# Start of Records

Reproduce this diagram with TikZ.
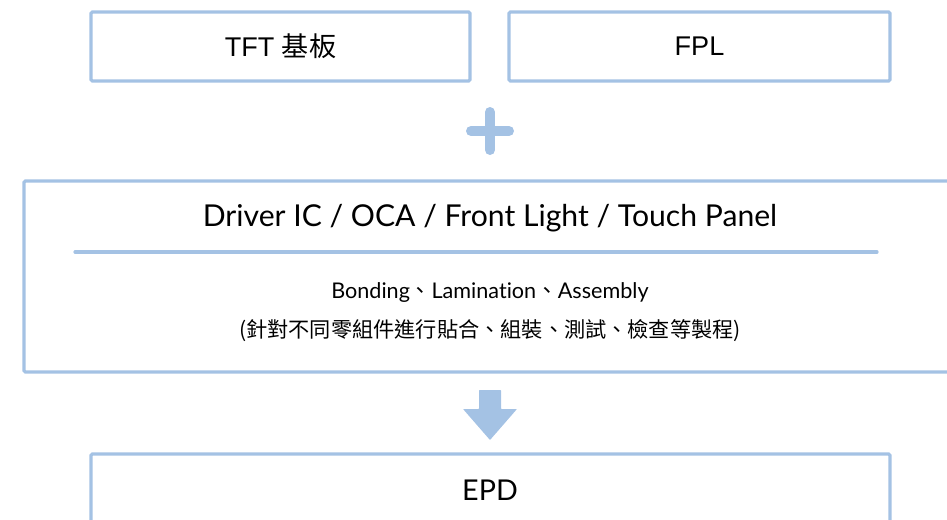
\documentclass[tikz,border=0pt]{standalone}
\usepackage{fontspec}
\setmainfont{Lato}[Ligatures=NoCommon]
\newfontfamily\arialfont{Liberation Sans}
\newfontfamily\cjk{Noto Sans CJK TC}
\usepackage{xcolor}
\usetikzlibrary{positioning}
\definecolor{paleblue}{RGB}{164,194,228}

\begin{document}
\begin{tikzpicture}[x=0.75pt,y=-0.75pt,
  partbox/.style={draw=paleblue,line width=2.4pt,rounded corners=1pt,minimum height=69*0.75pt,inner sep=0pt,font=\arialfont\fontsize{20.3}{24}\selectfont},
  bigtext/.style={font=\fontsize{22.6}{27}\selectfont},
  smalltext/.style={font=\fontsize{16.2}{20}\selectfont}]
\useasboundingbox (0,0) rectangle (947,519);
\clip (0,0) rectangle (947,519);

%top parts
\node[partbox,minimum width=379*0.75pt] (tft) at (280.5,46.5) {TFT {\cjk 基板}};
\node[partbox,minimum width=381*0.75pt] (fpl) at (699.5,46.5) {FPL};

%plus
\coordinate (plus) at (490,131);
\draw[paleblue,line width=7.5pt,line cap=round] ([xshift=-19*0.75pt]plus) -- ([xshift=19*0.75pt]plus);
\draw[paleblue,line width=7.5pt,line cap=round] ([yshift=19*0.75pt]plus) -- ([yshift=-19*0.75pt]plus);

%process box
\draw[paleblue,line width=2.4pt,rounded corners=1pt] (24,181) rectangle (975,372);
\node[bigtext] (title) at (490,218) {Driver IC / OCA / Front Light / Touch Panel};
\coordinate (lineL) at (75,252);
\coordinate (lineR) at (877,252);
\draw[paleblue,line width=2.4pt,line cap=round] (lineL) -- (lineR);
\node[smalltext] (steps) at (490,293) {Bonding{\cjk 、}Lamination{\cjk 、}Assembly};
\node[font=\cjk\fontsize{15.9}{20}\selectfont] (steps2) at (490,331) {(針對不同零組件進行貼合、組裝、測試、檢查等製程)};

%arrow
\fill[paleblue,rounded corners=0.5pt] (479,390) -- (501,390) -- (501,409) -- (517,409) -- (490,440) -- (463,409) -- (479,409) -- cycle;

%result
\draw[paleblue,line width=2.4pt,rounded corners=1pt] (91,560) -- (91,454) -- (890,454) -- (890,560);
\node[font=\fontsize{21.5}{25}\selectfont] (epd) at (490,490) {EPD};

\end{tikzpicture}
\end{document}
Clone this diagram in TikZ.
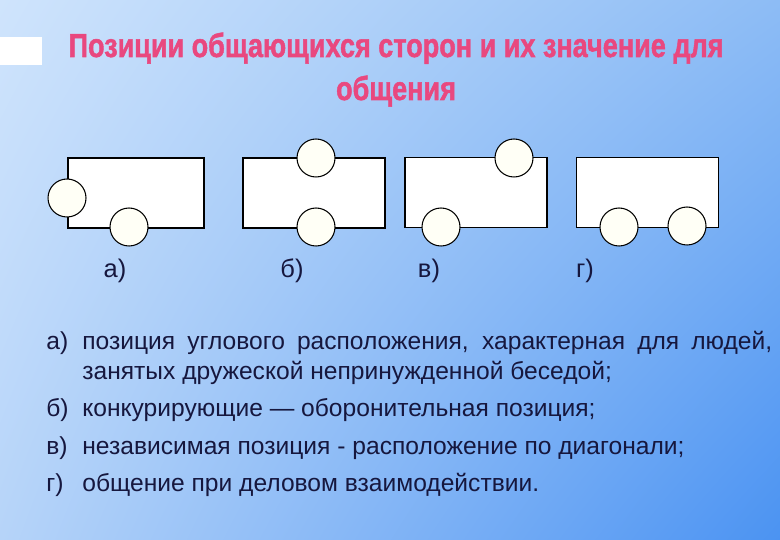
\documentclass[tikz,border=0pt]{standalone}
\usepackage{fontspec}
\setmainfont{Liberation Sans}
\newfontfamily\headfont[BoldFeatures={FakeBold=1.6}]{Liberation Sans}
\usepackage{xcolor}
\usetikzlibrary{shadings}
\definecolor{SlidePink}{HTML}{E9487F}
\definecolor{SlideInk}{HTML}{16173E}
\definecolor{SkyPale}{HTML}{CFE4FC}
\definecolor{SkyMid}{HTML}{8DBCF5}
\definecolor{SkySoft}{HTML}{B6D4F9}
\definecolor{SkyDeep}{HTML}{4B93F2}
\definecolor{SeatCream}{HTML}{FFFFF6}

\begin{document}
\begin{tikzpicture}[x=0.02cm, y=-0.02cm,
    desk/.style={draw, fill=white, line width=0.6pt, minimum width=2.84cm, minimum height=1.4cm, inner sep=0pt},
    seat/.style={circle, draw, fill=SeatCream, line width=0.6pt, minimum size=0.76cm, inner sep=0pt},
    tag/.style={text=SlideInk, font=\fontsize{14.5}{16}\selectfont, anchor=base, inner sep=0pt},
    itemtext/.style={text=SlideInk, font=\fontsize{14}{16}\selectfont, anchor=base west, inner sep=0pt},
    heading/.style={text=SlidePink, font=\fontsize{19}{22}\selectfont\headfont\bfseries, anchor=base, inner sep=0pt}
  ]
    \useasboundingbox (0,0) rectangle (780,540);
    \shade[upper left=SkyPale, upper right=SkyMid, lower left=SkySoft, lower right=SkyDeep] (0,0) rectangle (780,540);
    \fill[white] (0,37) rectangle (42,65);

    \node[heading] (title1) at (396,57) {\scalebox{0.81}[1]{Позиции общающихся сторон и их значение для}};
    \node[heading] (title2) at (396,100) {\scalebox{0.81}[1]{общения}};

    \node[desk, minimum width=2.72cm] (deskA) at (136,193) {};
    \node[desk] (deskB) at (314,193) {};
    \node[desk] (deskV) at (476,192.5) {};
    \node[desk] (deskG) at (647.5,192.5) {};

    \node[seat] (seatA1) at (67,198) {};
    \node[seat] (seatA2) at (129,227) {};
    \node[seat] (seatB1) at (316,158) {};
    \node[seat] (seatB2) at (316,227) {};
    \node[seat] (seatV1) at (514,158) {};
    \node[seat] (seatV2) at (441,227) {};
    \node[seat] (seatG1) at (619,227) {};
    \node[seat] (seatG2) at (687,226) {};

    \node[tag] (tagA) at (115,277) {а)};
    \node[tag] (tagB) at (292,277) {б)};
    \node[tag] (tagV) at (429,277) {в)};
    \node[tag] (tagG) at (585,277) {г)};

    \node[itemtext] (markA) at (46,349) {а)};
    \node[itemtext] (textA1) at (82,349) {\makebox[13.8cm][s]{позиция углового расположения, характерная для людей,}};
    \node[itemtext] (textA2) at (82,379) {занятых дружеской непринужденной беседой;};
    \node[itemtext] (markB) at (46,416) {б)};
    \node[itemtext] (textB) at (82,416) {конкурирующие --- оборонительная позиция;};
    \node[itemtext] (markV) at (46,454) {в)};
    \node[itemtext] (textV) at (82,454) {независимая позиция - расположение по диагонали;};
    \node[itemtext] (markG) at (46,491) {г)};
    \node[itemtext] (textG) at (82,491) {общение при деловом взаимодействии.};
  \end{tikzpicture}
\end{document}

# End of Records
# Start of Records

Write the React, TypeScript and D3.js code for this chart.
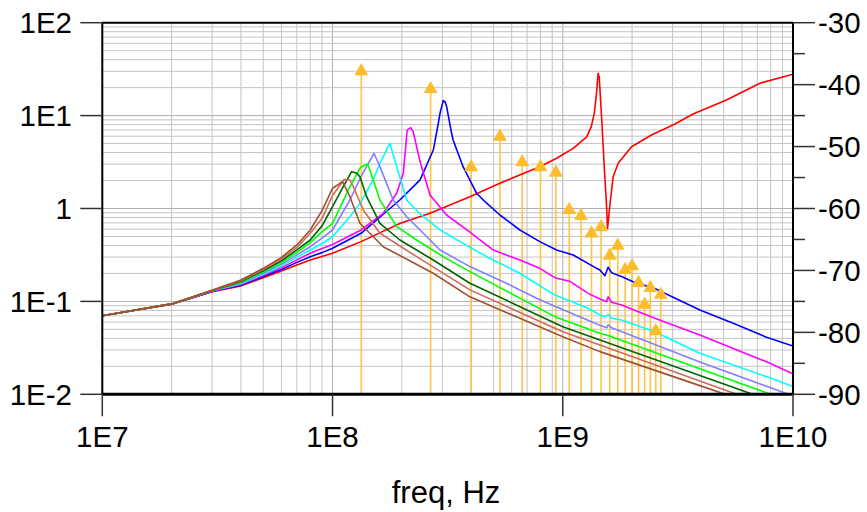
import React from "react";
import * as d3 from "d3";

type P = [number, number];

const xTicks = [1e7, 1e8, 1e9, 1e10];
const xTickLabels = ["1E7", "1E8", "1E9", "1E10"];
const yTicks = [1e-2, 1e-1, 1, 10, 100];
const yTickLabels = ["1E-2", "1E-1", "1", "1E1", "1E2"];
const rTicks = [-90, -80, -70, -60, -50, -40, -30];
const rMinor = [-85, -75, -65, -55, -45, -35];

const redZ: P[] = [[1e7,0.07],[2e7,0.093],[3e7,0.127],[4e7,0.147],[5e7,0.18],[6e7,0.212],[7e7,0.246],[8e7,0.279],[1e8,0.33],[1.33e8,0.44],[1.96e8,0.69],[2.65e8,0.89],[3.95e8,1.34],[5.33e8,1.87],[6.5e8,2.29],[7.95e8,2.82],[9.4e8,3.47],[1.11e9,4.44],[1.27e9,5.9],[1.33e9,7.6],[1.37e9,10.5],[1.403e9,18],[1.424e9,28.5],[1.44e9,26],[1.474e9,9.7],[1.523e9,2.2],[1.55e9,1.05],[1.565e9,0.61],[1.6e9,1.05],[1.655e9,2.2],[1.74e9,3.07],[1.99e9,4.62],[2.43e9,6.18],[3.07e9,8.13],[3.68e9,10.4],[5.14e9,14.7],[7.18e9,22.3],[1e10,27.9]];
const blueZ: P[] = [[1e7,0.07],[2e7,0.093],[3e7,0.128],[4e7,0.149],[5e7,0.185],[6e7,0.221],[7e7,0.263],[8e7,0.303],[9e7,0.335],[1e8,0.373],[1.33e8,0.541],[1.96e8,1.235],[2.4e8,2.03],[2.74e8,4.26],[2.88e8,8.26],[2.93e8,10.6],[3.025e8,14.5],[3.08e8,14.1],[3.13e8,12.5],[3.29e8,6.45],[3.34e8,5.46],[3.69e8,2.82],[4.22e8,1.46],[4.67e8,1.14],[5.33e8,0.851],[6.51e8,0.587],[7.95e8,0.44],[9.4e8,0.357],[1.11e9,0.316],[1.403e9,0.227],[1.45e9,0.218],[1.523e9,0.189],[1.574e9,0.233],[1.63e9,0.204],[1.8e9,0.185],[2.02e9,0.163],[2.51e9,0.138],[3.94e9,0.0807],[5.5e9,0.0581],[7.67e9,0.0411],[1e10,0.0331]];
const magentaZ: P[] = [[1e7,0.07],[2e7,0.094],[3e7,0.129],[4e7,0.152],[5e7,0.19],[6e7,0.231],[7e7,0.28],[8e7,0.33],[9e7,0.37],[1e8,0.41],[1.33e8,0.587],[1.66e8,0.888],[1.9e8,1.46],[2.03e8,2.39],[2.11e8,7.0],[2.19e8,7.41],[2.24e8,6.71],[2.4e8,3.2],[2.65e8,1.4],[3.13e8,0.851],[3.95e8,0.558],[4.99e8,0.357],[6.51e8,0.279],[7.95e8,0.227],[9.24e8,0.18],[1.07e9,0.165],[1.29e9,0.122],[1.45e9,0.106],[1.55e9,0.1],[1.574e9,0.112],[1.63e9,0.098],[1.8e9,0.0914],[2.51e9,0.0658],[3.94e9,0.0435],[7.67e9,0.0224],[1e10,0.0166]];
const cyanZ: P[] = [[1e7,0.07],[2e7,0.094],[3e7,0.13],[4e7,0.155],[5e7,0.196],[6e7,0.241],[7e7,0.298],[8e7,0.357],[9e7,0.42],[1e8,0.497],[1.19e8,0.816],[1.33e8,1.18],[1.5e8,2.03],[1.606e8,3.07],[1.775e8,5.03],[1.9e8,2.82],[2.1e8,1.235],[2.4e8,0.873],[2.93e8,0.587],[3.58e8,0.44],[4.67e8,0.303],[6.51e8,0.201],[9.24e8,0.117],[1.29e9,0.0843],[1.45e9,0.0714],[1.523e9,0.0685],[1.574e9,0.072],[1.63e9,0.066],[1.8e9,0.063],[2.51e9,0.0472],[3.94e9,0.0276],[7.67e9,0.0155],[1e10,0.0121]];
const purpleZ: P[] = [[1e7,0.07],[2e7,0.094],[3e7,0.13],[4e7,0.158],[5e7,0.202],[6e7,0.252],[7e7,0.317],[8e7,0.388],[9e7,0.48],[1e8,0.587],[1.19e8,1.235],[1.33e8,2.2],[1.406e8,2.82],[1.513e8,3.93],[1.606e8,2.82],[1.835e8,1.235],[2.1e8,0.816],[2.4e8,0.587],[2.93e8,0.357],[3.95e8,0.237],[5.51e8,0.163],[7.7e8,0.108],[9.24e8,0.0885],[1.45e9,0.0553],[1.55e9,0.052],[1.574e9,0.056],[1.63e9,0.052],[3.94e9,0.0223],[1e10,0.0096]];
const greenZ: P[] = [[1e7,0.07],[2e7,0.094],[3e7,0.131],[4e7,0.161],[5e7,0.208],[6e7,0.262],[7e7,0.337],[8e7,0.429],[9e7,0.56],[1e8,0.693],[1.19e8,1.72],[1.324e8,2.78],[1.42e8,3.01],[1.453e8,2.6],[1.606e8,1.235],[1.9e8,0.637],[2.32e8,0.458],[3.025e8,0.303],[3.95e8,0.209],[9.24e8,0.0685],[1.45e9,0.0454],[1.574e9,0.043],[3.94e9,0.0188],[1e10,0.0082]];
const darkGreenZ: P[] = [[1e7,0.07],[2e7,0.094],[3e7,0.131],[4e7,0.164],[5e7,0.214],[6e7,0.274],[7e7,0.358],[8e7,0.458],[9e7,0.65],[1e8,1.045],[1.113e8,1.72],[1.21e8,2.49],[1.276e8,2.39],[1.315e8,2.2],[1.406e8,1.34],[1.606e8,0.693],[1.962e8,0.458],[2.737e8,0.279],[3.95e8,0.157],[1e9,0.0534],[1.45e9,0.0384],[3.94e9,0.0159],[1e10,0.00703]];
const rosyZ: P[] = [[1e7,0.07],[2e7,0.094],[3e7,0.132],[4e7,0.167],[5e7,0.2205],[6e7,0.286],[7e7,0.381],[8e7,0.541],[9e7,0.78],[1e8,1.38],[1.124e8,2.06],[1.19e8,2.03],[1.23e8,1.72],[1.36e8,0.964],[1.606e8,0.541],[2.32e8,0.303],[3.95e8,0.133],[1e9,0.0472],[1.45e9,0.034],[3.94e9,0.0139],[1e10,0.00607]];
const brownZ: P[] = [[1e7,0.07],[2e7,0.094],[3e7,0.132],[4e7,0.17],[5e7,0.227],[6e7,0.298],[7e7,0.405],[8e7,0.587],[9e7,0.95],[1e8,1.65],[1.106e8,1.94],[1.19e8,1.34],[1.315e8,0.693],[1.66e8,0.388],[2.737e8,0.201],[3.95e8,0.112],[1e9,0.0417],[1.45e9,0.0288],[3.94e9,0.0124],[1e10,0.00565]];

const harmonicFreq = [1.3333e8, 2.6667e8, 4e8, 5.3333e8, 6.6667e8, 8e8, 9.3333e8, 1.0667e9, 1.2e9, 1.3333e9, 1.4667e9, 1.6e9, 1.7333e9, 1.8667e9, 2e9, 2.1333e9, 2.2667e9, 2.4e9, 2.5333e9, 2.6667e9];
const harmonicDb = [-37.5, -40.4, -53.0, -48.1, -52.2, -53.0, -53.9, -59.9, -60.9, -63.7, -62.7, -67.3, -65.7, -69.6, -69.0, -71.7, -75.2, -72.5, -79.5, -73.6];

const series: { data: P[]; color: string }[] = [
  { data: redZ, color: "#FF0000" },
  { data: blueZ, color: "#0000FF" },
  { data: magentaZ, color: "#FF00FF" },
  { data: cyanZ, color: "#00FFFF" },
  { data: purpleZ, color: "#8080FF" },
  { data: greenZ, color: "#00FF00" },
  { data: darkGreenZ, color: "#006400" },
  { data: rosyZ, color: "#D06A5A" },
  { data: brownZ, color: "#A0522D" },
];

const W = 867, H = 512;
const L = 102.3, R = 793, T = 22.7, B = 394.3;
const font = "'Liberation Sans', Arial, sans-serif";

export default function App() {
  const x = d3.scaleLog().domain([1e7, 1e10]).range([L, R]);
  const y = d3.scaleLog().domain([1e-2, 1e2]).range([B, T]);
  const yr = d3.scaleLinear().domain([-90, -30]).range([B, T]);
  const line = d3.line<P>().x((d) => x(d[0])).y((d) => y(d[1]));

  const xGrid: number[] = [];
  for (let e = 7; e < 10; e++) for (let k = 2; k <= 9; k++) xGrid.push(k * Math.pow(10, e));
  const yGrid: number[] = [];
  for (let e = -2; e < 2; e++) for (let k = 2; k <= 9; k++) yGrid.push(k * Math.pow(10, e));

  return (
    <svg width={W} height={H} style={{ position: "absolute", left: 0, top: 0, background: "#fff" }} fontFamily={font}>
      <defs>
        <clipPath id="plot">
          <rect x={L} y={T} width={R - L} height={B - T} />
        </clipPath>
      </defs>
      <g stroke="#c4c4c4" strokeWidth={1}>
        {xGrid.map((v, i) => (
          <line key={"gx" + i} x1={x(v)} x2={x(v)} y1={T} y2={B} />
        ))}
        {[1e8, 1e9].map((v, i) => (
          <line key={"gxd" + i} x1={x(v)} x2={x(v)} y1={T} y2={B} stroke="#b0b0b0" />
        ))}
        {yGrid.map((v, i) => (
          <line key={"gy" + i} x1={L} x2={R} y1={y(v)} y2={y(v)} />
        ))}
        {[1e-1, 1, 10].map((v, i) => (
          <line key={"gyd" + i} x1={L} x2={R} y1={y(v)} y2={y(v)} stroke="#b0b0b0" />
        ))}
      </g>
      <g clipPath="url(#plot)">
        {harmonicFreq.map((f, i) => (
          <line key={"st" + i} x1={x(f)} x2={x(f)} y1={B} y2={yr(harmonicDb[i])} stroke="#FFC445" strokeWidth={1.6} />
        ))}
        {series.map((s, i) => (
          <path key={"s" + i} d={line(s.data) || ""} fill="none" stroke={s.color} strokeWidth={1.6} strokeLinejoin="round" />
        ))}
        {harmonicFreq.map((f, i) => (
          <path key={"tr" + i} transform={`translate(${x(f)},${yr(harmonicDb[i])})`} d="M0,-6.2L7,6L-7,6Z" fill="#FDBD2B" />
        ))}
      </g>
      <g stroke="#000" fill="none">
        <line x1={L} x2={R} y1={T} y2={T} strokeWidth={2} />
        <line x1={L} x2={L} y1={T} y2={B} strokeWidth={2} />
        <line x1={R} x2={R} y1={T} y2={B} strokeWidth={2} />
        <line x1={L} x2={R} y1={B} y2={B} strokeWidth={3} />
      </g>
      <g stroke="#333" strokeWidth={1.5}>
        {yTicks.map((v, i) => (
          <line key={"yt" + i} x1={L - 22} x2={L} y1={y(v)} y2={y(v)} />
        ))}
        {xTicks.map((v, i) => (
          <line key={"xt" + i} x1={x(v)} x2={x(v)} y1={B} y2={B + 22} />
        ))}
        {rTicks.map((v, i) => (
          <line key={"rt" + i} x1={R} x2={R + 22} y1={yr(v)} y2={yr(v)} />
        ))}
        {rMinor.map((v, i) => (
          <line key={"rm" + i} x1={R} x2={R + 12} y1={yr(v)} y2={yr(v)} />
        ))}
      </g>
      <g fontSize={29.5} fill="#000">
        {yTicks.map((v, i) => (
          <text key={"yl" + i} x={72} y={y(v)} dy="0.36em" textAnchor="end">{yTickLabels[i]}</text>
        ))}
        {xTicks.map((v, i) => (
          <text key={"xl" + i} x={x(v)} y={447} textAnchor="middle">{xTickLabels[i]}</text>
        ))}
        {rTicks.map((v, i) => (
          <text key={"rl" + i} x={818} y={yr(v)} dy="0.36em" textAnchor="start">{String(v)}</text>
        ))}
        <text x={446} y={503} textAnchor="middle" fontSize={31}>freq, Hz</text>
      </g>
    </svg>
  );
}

# End of Records
# Start of Records

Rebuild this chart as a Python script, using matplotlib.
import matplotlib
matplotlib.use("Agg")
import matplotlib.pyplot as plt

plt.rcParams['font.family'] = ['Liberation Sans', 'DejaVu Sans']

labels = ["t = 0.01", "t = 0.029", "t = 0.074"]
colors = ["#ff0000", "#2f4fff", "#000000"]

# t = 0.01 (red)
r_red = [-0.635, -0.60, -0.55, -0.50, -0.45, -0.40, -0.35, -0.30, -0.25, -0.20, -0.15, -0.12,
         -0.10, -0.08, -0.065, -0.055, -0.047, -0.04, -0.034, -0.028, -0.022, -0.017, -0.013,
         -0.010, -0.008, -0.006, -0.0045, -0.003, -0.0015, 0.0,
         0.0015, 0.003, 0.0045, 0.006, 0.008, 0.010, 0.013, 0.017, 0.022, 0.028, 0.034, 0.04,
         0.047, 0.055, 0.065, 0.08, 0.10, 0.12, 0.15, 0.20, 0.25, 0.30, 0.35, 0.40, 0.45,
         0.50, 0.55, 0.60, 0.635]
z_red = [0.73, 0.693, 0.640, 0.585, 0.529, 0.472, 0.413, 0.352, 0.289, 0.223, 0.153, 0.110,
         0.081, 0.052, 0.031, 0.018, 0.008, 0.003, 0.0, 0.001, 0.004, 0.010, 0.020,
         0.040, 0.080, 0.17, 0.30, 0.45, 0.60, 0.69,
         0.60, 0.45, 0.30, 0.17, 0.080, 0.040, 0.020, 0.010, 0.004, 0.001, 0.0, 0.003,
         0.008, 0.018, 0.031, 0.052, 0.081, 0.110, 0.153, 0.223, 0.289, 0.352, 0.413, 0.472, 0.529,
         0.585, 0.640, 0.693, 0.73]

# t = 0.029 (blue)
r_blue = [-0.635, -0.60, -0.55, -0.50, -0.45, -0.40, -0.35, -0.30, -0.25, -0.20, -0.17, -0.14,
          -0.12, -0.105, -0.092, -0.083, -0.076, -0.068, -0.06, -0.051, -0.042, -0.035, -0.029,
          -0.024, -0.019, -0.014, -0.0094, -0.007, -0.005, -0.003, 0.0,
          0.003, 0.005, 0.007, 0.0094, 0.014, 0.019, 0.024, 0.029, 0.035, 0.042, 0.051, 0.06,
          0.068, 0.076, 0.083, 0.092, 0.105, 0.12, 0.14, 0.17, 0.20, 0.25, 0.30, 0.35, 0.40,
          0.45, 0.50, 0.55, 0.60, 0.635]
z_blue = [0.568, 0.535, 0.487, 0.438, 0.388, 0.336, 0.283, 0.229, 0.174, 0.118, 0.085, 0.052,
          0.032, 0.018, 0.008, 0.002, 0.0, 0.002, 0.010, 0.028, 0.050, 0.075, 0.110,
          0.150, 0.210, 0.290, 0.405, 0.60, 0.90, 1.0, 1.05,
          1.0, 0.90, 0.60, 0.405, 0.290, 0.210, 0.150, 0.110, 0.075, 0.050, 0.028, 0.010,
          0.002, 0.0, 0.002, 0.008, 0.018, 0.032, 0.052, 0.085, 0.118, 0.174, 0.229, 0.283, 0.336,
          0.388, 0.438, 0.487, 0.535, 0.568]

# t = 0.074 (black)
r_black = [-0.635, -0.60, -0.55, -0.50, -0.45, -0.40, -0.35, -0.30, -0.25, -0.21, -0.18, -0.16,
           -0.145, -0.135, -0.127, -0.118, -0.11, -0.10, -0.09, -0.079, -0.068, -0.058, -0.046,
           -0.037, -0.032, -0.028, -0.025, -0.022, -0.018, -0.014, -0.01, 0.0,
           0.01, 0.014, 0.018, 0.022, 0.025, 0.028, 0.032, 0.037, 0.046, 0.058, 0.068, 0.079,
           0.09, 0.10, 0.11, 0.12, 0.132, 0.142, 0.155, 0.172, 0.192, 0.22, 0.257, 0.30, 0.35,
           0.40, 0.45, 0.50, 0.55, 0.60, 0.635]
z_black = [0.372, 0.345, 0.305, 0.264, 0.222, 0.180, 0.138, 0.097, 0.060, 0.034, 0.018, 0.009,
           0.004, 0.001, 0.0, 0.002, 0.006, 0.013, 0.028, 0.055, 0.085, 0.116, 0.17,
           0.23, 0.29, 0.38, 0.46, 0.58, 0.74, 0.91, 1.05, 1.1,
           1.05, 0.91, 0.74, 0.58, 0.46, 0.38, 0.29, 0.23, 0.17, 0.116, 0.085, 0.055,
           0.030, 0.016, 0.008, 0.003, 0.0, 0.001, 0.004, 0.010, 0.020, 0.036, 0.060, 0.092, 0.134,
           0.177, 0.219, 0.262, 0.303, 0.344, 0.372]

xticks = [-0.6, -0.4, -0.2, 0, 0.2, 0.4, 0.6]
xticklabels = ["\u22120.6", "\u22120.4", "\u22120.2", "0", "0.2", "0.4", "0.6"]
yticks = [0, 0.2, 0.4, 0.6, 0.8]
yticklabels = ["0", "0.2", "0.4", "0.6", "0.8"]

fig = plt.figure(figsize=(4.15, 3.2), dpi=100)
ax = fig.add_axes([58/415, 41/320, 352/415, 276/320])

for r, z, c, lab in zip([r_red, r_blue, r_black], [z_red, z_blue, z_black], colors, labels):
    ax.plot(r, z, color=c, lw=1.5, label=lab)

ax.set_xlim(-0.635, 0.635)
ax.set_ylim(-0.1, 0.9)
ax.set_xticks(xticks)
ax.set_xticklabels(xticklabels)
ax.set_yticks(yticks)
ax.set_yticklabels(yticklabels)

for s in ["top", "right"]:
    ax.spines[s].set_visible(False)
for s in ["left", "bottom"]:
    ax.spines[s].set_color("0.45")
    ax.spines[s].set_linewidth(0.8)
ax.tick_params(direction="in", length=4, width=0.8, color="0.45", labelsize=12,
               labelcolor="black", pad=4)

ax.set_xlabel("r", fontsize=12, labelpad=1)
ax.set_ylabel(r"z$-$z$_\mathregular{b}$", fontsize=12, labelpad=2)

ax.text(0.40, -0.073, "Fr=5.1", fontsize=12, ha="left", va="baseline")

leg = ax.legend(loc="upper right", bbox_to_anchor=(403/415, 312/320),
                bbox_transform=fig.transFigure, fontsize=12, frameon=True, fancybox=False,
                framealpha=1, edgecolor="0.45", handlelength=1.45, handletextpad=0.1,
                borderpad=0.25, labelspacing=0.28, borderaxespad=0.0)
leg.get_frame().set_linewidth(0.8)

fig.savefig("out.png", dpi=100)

# End of Records

◆ **Problem statement**
Transcribe word for word the lines from the one holding "Rebuild this chart" through the one holding "0.585, 0.640, 0.693, 0.73]". Include both, and add nothing.

◆ **Exercise response**
Rebuild this chart as a Python script, using matplotlib.
import matplotlib
matplotlib.use("Agg")
import matplotlib.pyplot as plt

plt.rcParams['font.family'] = ['Liberation Sans', 'DejaVu Sans']

labels = ["t = 0.01", "t = 0.029", "t = 0.074"]
colors = ["#ff0000", "#2f4fff", "#000000"]

# t = 0.01 (red)
r_red = [-0.635, -0.60, -0.55, -0.50, -0.45, -0.40, -0.35, -0.30, -0.25, -0.20, -0.15, -0.12,
         -0.10, -0.08, -0.065, -0.055, -0.047, -0.04, -0.034, -0.028, -0.022, -0.017, -0.013,
         -0.010, -0.008, -0.006, -0.0045, -0.003, -0.0015, 0.0,
         0.0015, 0.003, 0.0045, 0.006, 0.008, 0.010, 0.013, 0.017, 0.022, 0.028, 0.034, 0.04,
         0.047, 0.055, 0.065, 0.08, 0.10, 0.12, 0.15, 0.20, 0.25, 0.30, 0.35, 0.40, 0.45,
         0.50, 0.55, 0.60, 0.635]
z_red = [0.73, 0.693, 0.640, 0.585, 0.529, 0.472, 0.413, 0.352, 0.289, 0.223, 0.153, 0.110,
         0.081, 0.052, 0.031, 0.018, 0.008, 0.003, 0.0, 0.001, 0.004, 0.010, 0.020,
         0.040, 0.080, 0.17, 0.30, 0.45, 0.60, 0.69,
         0.60, 0.45, 0.30, 0.17, 0.080, 0.040, 0.020, 0.010, 0.004, 0.001, 0.0, 0.003,
         0.008, 0.018, 0.031, 0.052, 0.081, 0.110, 0.153, 0.223, 0.289, 0.352, 0.413, 0.472, 0.529,
         0.585, 0.640, 0.693, 0.73]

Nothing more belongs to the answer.